1. Define Your Objectives

Identify what you aim to achieve with the rating system. Whether it's fair matchmaking, tracking player progress, or conducting performance analysis, your objectives will guide the choice of the most suitable rating system.

2. Assess Participant Pool

Consider the size and diversity of your participant pool. Systems like TrueSkill are better suited for large, dynamic player bases, while traditional Elo-based systems might suffice for smaller, more stable groups.

3. Evaluate System Flexibility

Flexibility is crucial if you anticipate changes in the competitive format or want to incorporate additional factors like teamwork or handicap. Systems that allow customization, such as Python-based solutions or Glicko-2, offer greater adaptability.
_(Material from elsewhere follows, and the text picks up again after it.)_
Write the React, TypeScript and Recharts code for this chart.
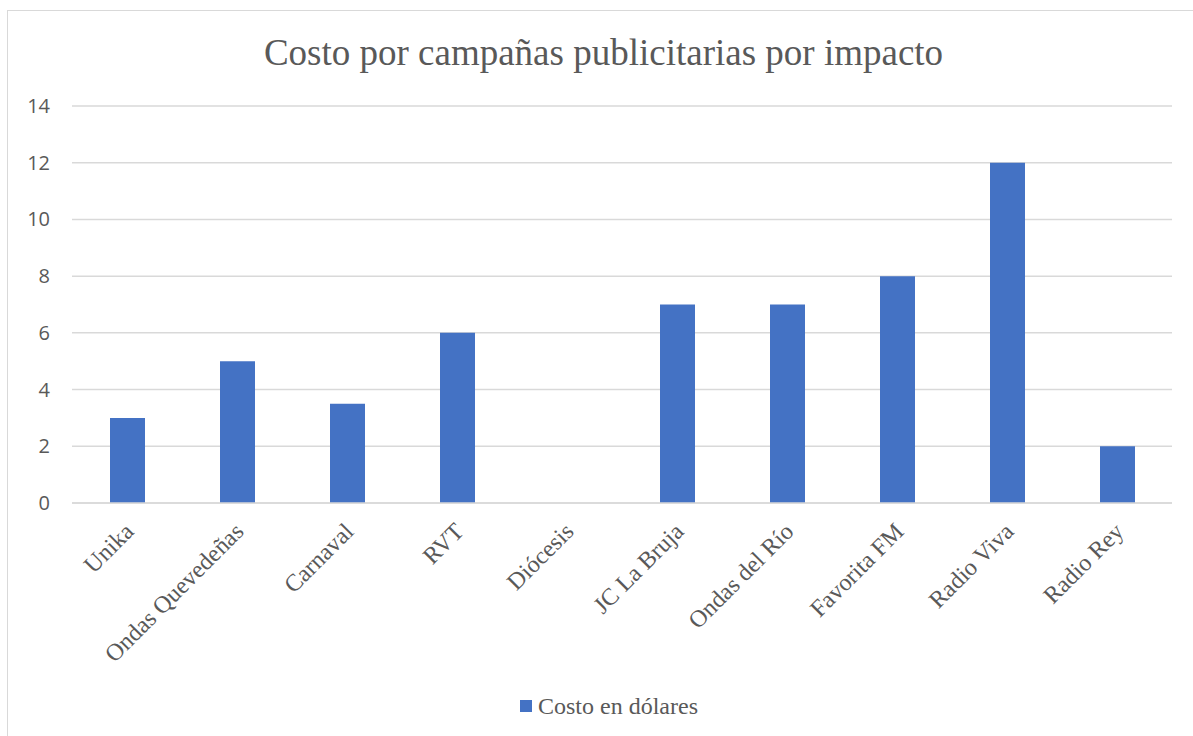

4. Consider Implementation Complexity

Some rating systems require more sophisticated implementation and maintenance. Ensure you have the necessary technical expertise and resources to properly implement and sustain the chosen system.

5. Validate and Calibrate

Once implemented, validate the system by comparing its outputs with known benchmarks or historical data. Calibration might be necessary to fine-tune parameters and ensure the system accurately reflects participant skills.

Conclusion

Accurate rating systems are foundational to maintaining fair and competitive environments in various gaming and competitive contexts. While BayesElo and Ordo have been prominent choices, alternatives like EloStat, TrueSkill, Glicko-2, and custom Python-based solutions offer diverse methodologies and features tailored to different needs. By understanding the strengths and limitations of each system, organizations can select and implement the most appropriate rating mechanism to enhance their competitive structures.